Molto spesso, quando episodi di violenza nei confronti degli alunni arrivano sulle pagine dei giornali, arrivano anche le esternazioni di chi pensa che il problema possa essere risolto installando impianti di videosorveglianza all’interno delle aule.
Questa volta, commentando un caso verificatosi in provincia di Brescia, è intervenuta però persino Maria Spena, parlamentare di Forza Italia.
Sulla questione si era già espresso a suo tempo il Garante per la Privacy che aveva sollevato più di un dubbio sulla liceità di una misura del genere.
Ma il problema non è puramente giuridico perché richiama questioni psicologiche e pedagogiche di non poco conto.
La prima obiezione è semplice, persino banale: è ovvio che la sola presenza delle telecamere funziona da “deterrente”, quindi l’impianto servirebbe non tanto a individuare gli episodi di violenza ma piuttosto a “prevenirli”.

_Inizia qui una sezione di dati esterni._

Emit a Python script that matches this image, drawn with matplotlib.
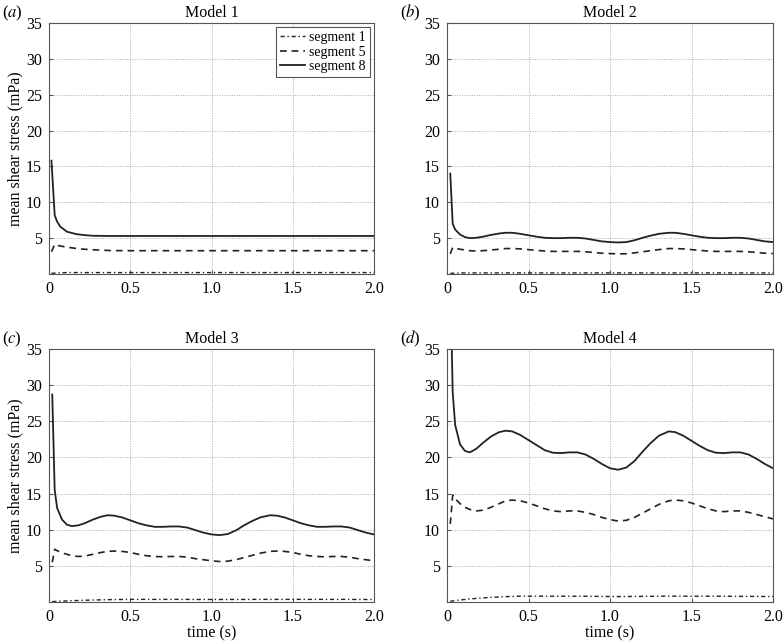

Se così fosse, si potrebbe anche esprimere un giudizio positivo, ma il problema è molto più complesso.
Gli psicologi dell’età evolutiva, per esempio, sanno bene che – per osservare determinate dinamiche comportamentali gli osservatori devono essere “nascosti”, tanto che molto spesso, nelle situazioni sperimentali, si usano specchi unidirezionali che consentono a chi è fuori da una stanza di vedere ciò che accade all’interno senza però essere visti dai soggetti osservati.
E c’è ancora un altro aspetto, ancora più importante: siamo sicuri che la presenza di un impianto di videosorveglianza all’interno dell’aula non incida in modo pesante sulla stessa relazione educativa?
Cioè: come cambia la relazione educativa se docente e alunni “sanno” di essere osservati, anzi addirittura ripresi e registrati?
Sono questioni complesse e stupisce che non ci si renda conto che la videosorveglianza non è solo un problema giuridico ma è soprattutto un tema pedagogico molto delicato da affrontare con la massima attenzione.